• **Set task**: Quote the entries word for word. Omit the pictures.

• **Excerpted data**:
## start
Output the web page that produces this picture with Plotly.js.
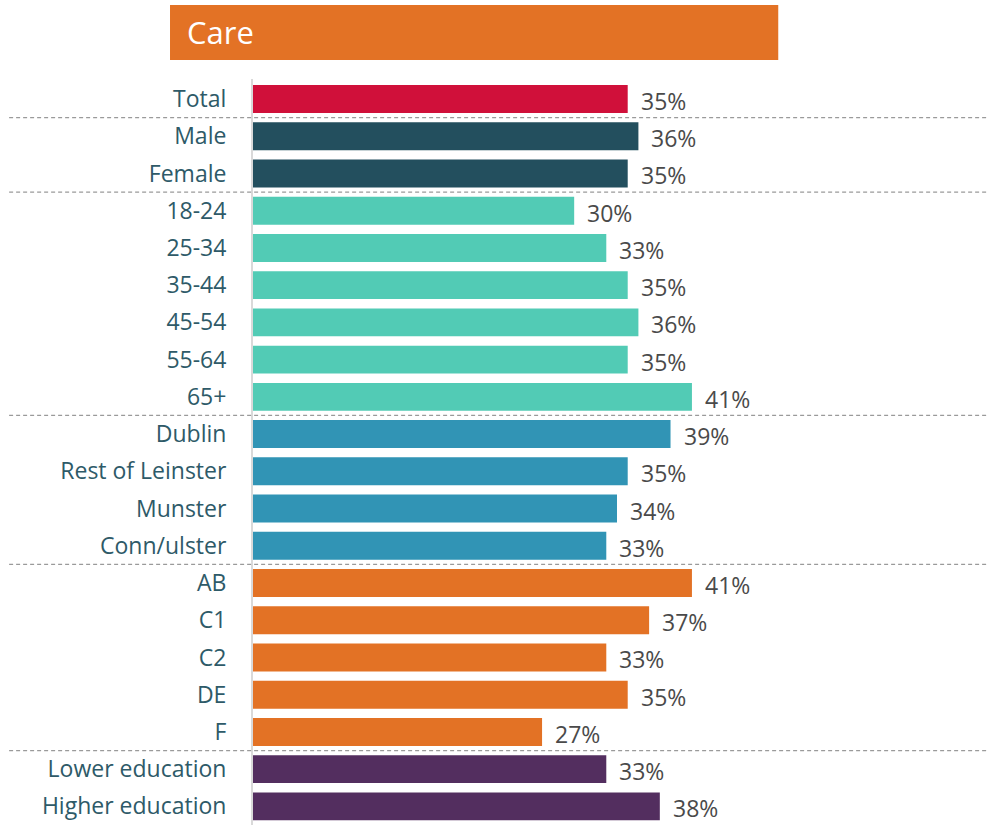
<!DOCTYPE html>
<html>
<head>
<meta charset="utf-8">
<script src="https://cdn.plot.ly/plotly-3.0.1.min.js"></script>
<style>html,body{margin:0;padding:0;background:#fff;}#chart{width:988px;height:825px;}</style>
</head>
<body>
<div id="chart"></div>
<script>
const categories = ["Total","Male","Female","18-24","25-34","35-44","45-54","55-64","65+","Dublin","Rest of Leinster","Munster","Conn/ulster","AB","C1","C2","DE","F","Lower education","Higher education"];
const values = [35,36,35,30,33,35,36,35,41,39,35,34,33,41,37,33,35,27,33,38];
const groups = ["total","gender","gender","age","age","age","age","age","age","region","region","region","region","class","class","class","class","class","edu","edu"];
const groupColors = {total:"#D0103A", gender:"#234F5E", age:"#52CBB5", region:"#3194B5", class:"#E37225", edu:"#532E5F"};
const titleText = "Care";

const colors = groups.map(g => groupColors[g]);
const FONT = "'Open Sans', 'Noto Sans', sans-serif";

const trace = {
  type: "bar",
  orientation: "h",
  x: values,
  y: categories,
  marker: {color: colors, line: {width: 0}},
  width: 0.75,
  hoverinfo: "none"
};

const annotations = values.map((v, i) => ({
  x: v, y: categories[i], xref: "x", yref: "y",
  text: v + "%", showarrow: false, xanchor: "left", xshift: 11, yshift: -2,
  font: {family: FONT, size: 23, color: "#4a4a4a"}
}));
annotations.push({
  xref: "paper", yref: "paper", x: -0.094, y: 1.063, xanchor: "left", yanchor: "middle",
  text: titleText, showarrow: false,
  font: {family: FONT, size: 31, color: "#ffffff"}
});

const shapes = [];
// group separators
for (let i = 1; i < groups.length; i++) {
  if (groups[i] !== groups[i-1]) {
    shapes.push({type: "line", xref: "paper", yref: "y", x0: -0.335, x1: 1.02, y0: i - 0.5, y1: i - 0.5,
      line: {color: "#9a9a9a", width: 1.3, dash: "4px,3px"}});
  }
}
// title box
shapes.push({type: "rect", xref: "paper", yref: "paper", x0: -0.114, x1: 0.7215, y0: 1.0255, y1: 1.0992,
  fillcolor: "#E37225", line: {width: 0}, layer: "below"});

const layout = {
  width: 988, height: 825,
  margin: {l: 253, r: 7, t: 79, b: 0, pad: 0},
  paper_bgcolor: "#ffffff", plot_bgcolor: "#ffffff",
  showlegend: false,
  bargap: 0.25,
  xaxis: {range: [0, 68], visible: false, fixedrange: true},
  yaxis: {
    type: "category", autorange: "reversed", categoryorder: "array", categoryarray: categories,
    showline: true, linecolor: "#d9d9d9", linewidth: 2, showgrid: false, zeroline: false,
    ticks: "", ticklabelstandoff: 20,
    tickfont: {family: FONT, size: 23, color: "#2E5A68"}
  },
  annotations: annotations,
  shapes: shapes
};

Plotly.newPlot("chart", [trace], layout, {displayModeBar: false, staticPlot: true});
</script>
</body>
</html>
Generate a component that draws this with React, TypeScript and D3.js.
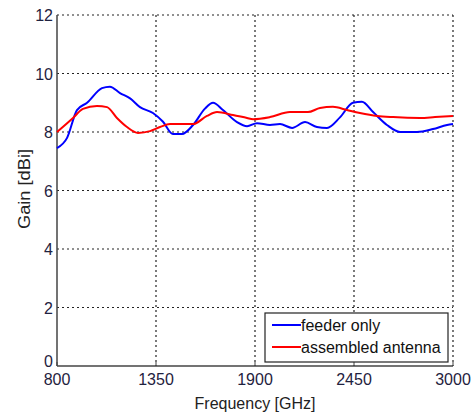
import React from "react";
import * as d3 from "d3";

const feederFreq = [800, 856, 911, 967, 1050, 1094, 1150, 1206, 1261, 1333, 1389, 1444, 1494, 1556, 1622, 1667, 1722, 1800, 1856, 1911, 1983, 2039, 2106, 2178, 2244, 2300, 2372, 2444, 2494, 2556, 2633, 2706, 2800, 2889, 2967, 3000];
const feederGain = [7.45, 7.8, 8.75, 9.0, 9.5, 9.55, 9.33, 9.15, 8.85, 8.65, 8.35, 7.93, 7.93, 8.24, 8.8, 9.0, 8.75, 8.34, 8.2, 8.3, 8.24, 8.27, 8.14, 8.34, 8.17, 8.14, 8.5, 9.0, 9.03, 8.68, 8.24, 8.0, 8.0, 8.1, 8.24, 8.27];
const assembledFreq = [800, 889, 944, 1022, 1078, 1133, 1189, 1250, 1317, 1372, 1428, 1556, 1633, 1689, 1778, 1856, 1889, 1983, 2094, 2194, 2261, 2333, 2411, 2483, 2578, 2667, 2817, 2900, 3000];
const assembledGain = [8.0, 8.48, 8.79, 8.89, 8.85, 8.48, 8.17, 7.97, 8.03, 8.17, 8.27, 8.27, 8.55, 8.68, 8.58, 8.48, 8.44, 8.51, 8.68, 8.68, 8.82, 8.86, 8.75, 8.65, 8.55, 8.51, 8.48, 8.51, 8.55];
const xTicks = [800, 1350, 1900, 2450, 3000];
const yTicks = [0, 2, 4, 6, 8, 10, 12];
const seriesNames = ["feeder only", "assembled antenna"];
const seriesColors = ["#0000ff", "#ff0000"];

export default function App() {
  const W = 475, H = 417;
  const left = 57, right = 453, top = 15, bottom = 366;
  const x = d3.scaleLinear().domain([800, 3000]).range([left, right]);
  const y = d3.scaleLinear().domain([0, 12]).range([bottom, top]);
  const line = d3.line<[number, number]>().x(d => x(d[0])).y(d => y(d[1])).curve(d3.curveMonotoneX);
  const feeder = feederFreq.map((f, i) => [f, feederGain[i]] as [number, number]);
  const assembled = assembledFreq.map((f, i) => [f, assembledGain[i]] as [number, number]);
  const font = "'Liberation Sans', Arial, sans-serif";
  const tc = "#1f2240";
  return (
    <svg width={W} height={H} style={{ position: "absolute", left: 0, top: 0 }} fontFamily={font}>
      <rect width={W} height={H} fill="#fff" />
      {yTicks.filter(t => t > 0).map(t => (
        <line key={"gy" + t} x1={left} x2={right} y1={y(t)} y2={y(t)} stroke="#222" strokeWidth={1.2} strokeDasharray="2,3" />
      ))}
      {xTicks.filter(t => t > 800).map(t => (
        <line key={"gx" + t} x1={x(t)} x2={x(t)} y1={top} y2={bottom} stroke="#222" strokeWidth={1.2} strokeDasharray="2,3" />
      ))}
      <line x1={left} x2={left} y1={top} y2={bottom} stroke="#444" strokeWidth={1.5} />
      <line x1={left} x2={right} y1={bottom} y2={bottom} stroke="#444" strokeWidth={1.5} />
      {xTicks.map(t => (
        <line key={"tx" + t} x1={x(t)} x2={x(t)} y1={bottom} y2={bottom - 4} stroke="#444" strokeWidth={1} />
      ))}
      {yTicks.map(t => (
        <text key={"ly" + t} x={left - 4} y={t === 0 ? y(t) + 1 : y(t) + 6} textAnchor="end" fontSize={16} fill={tc}>{t}</text>
      ))}
      {xTicks.map(t => (
        <text key={"lx" + t} x={x(t)} y={385} textAnchor="middle" fontSize={16} fill={tc}>{t}</text>
      ))}
      <text x={(left + right) / 2} y={409} textAnchor="middle" fontSize={16} fill="#222">Frequency [GHz]</text>
      <text transform={`translate(30,189) rotate(-90)`} textAnchor="middle" fontSize={16} fill="#222" textLength={80} lengthAdjust="spacingAndGlyphs">Gain [dBi]</text>
      <path d={line(feeder) || ""} fill="none" stroke={seriesColors[0]} strokeWidth={2} />
      <path d={line(assembled) || ""} fill="none" stroke={seriesColors[1]} strokeWidth={2} />
      <rect x={265} y={313} width={183} height={49} fill="#fff" stroke="#222" strokeWidth={1.2} />
      {seriesNames.map((n, i) => (
        <g key={n}>
          <line x1={272} x2={301} y1={325 + i * 22} y2={325 + i * 22} stroke={seriesColors[i]} strokeWidth={2} />
          <text x={301} y={331 + i * 22} fontSize={16} fill="#111">{n}</text>
        </g>
      ))}
    </svg>
  );
}
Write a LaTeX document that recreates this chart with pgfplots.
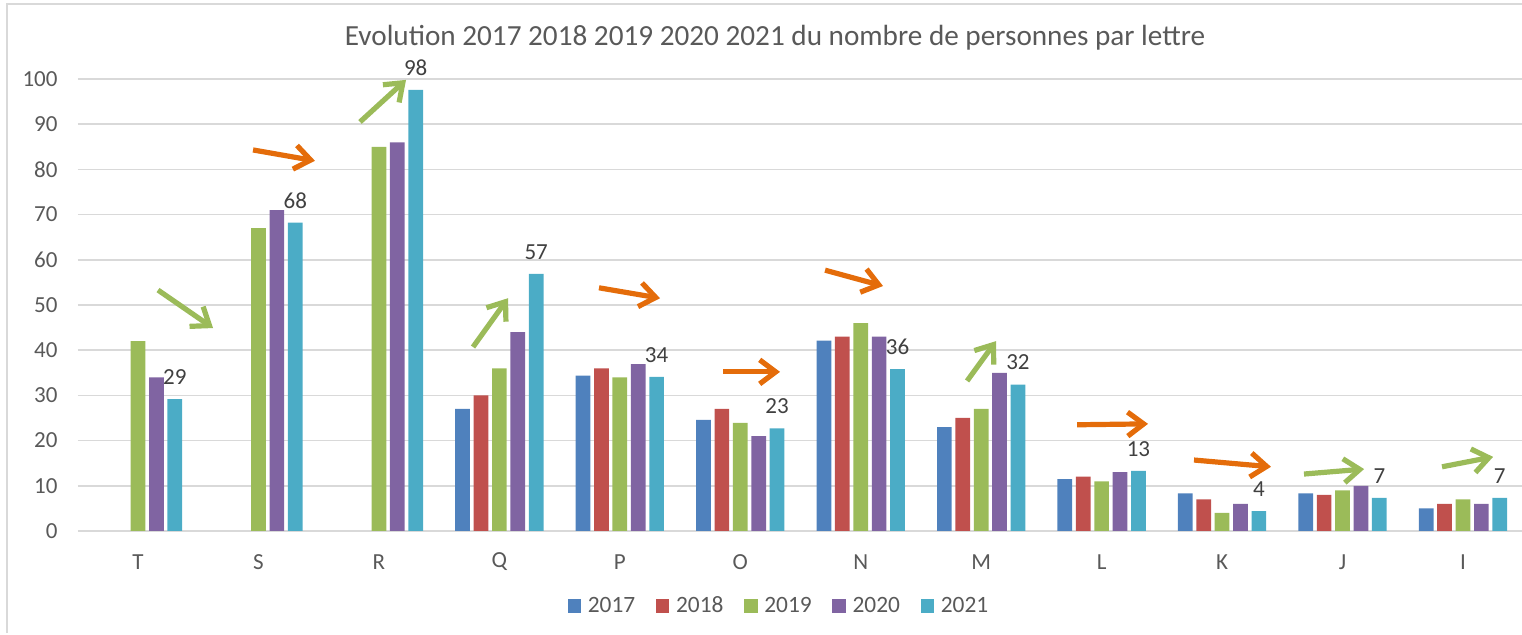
## end
• **Answer to the exercise**:
Output the web page that produces this picture with Plotly.js.
<!DOCTYPE html>
<html>
<head>
<meta charset="utf-8">
<script src="https://cdn.plot.ly/plotly-3.0.1.min.js"></script>
<style>html,body{margin:0;padding:0;background:#fff;}#chart{width:988px;height:825px;}</style>
</head>
<body>
<div id="chart"></div>
<script>
const categories = ["Total","Male","Female","18-24","25-34","35-44","45-54","55-64","65+","Dublin","Rest of Leinster","Munster","Conn/ulster","AB","C1","C2","DE","F","Lower education","Higher education"];
const values = [35,36,35,30,33,35,36,35,41,39,35,34,33,41,37,33,35,27,33,38];
const groups = ["total","gender","gender","age","age","age","age","age","age","region","region","region","region","class","class","class","class","class","edu","edu"];
const groupColors = {total:"#D0103A", gender:"#234F5E", age:"#52CBB5", region:"#3194B5", class:"#E37225", edu:"#532E5F"};
const titleText = "Care";

const colors = groups.map(g => groupColors[g]);
const FONT = "'Open Sans', 'Noto Sans', sans-serif";

const trace = {
  type: "bar",
  orientation: "h",
  x: values,
  y: categories,
  marker: {color: colors, line: {width: 0}},
  width: 0.75,
  hoverinfo: "none"
};

const annotations = values.map((v, i) => ({
  x: v, y: categories[i], xref: "x", yref: "y",
  text: v + "%", showarrow: false, xanchor: "left", xshift: 11, yshift: -2,
  font: {family: FONT, size: 23, color: "#4a4a4a"}
}));
annotations.push({
  xref: "paper", yref: "paper", x: -0.094, y: 1.063, xanchor: "left", yanchor: "middle",
  text: titleText, showarrow: false,
  font: {family: FONT, size: 31, color: "#ffffff"}
});

const shapes = [];
// group separators
for (let i = 1; i < groups.length; i++) {
  if (groups[i] !== groups[i-1]) {
    shapes.push({type: "line", xref: "paper", yref: "y", x0: -0.335, x1: 1.02, y0: i - 0.5, y1: i - 0.5,
      line: {color: "#9a9a9a", width: 1.3, dash: "4px,3px"}});
  }
}
// title box
shapes.push({type: "rect", xref: "paper", yref: "paper", x0: -0.114, x1: 0.7215, y0: 1.0255, y1: 1.0992,
  fillcolor: "#E37225", line: {width: 0}, layer: "below"});

const layout = {
  width: 988, height: 825,
  margin: {l: 253, r: 7, t: 79, b: 0, pad: 0},
  paper_bgcolor: "#ffffff", plot_bgcolor: "#ffffff",
  showlegend: false,
  bargap: 0.25,
  xaxis: {range: [0, 68], visible: false, fixedrange: true},
  yaxis: {
    type: "category", autorange: "reversed", categoryorder: "array", categoryarray: categories,
    showline: true, linecolor: "#d9d9d9", linewidth: 2, showgrid: false, zeroline: false,
    ticks: "", ticklabelstandoff: 20,
    tickfont: {family: FONT, size: 23, color: "#2E5A68"}
  },
  annotations: annotations,
  shapes: shapes
};

Plotly.newPlot("chart", [trace], layout, {displayModeBar: false, staticPlot: true});
</script>
</body>
</html>
Generate a component that draws this with React, TypeScript and D3.js.
import React from "react";
import * as d3 from "d3";

const feederFreq = [800, 856, 911, 967, 1050, 1094, 1150, 1206, 1261, 1333, 1389, 1444, 1494, 1556, 1622, 1667, 1722, 1800, 1856, 1911, 1983, 2039, 2106, 2178, 2244, 2300, 2372, 2444, 2494, 2556, 2633, 2706, 2800, 2889, 2967, 3000];
const feederGain = [7.45, 7.8, 8.75, 9.0, 9.5, 9.55, 9.33, 9.15, 8.85, 8.65, 8.35, 7.93, 7.93, 8.24, 8.8, 9.0, 8.75, 8.34, 8.2, 8.3, 8.24, 8.27, 8.14, 8.34, 8.17, 8.14, 8.5, 9.0, 9.03, 8.68, 8.24, 8.0, 8.0, 8.1, 8.24, 8.27];
const assembledFreq = [800, 889, 944, 1022, 1078, 1133, 1189, 1250, 1317, 1372, 1428, 1556, 1633, 1689, 1778, 1856, 1889, 1983, 2094, 2194, 2261, 2333, 2411, 2483, 2578, 2667, 2817, 2900, 3000];
const assembledGain = [8.0, 8.48, 8.79, 8.89, 8.85, 8.48, 8.17, 7.97, 8.03, 8.17, 8.27, 8.27, 8.55, 8.68, 8.58, 8.48, 8.44, 8.51, 8.68, 8.68, 8.82, 8.86, 8.75, 8.65, 8.55, 8.51, 8.48, 8.51, 8.55];
const xTicks = [800, 1350, 1900, 2450, 3000];
const yTicks = [0, 2, 4, 6, 8, 10, 12];
const seriesNames = ["feeder only", "assembled antenna"];
const seriesColors = ["#0000ff", "#ff0000"];

export default function App() {
  const W = 475, H = 417;
  const left = 57, right = 453, top = 15, bottom = 366;
  const x = d3.scaleLinear().domain([800, 3000]).range([left, right]);
  const y = d3.scaleLinear().domain([0, 12]).range([bottom, top]);
  const line = d3.line<[number, number]>().x(d => x(d[0])).y(d => y(d[1])).curve(d3.curveMonotoneX);
  const feeder = feederFreq.map((f, i) => [f, feederGain[i]] as [number, number]);
  const assembled = assembledFreq.map((f, i) => [f, assembledGain[i]] as [number, number]);
  const font = "'Liberation Sans', Arial, sans-serif";
  const tc = "#1f2240";
  return (
    <svg width={W} height={H} style={{ position: "absolute", left: 0, top: 0 }} fontFamily={font}>
      <rect width={W} height={H} fill="#fff" />
      {yTicks.filter(t => t > 0).map(t => (
        <line key={"gy" + t} x1={left} x2={right} y1={y(t)} y2={y(t)} stroke="#222" strokeWidth={1.2} strokeDasharray="2,3" />
      ))}
      {xTicks.filter(t => t > 800).map(t => (
        <line key={"gx" + t} x1={x(t)} x2={x(t)} y1={top} y2={bottom} stroke="#222" strokeWidth={1.2} strokeDasharray="2,3" />
      ))}
      <line x1={left} x2={left} y1={top} y2={bottom} stroke="#444" strokeWidth={1.5} />
      <line x1={left} x2={right} y1={bottom} y2={bottom} stroke="#444" strokeWidth={1.5} />
      {xTicks.map(t => (
        <line key={"tx" + t} x1={x(t)} x2={x(t)} y1={bottom} y2={bottom - 4} stroke="#444" strokeWidth={1} />
      ))}
      {yTicks.map(t => (
        <text key={"ly" + t} x={left - 4} y={t === 0 ? y(t) + 1 : y(t) + 6} textAnchor="end" fontSize={16} fill={tc}>{t}</text>
      ))}
      {xTicks.map(t => (
        <text key={"lx" + t} x={x(t)} y={385} textAnchor="middle" fontSize={16} fill={tc}>{t}</text>
      ))}
      <text x={(left + right) / 2} y={409} textAnchor="middle" fontSize={16} fill="#222">Frequency [GHz]</text>
      <text transform={`translate(30,189) rotate(-90)`} textAnchor="middle" fontSize={16} fill="#222" textLength={80} lengthAdjust="spacingAndGlyphs">Gain [dBi]</text>
      <path d={line(feeder) || ""} fill="none" stroke={seriesColors[0]} strokeWidth={2} />
      <path d={line(assembled) || ""} fill="none" stroke={seriesColors[1]} strokeWidth={2} />
      <rect x={265} y={313} width={183} height={49} fill="#fff" stroke="#222" strokeWidth={1.2} />
      {seriesNames.map((n, i) => (
        <g key={n}>
          <line x1={272} x2={301} y1={325 + i * 22} y2={325 + i * 22} stroke={seriesColors[i]} strokeWidth={2} />
          <text x={301} y={331 + i * 22} fontSize={16} fill="#111">{n}</text>
        </g>
      ))}
    </svg>
  );
}
Write a LaTeX document that recreates this chart with pgfplots.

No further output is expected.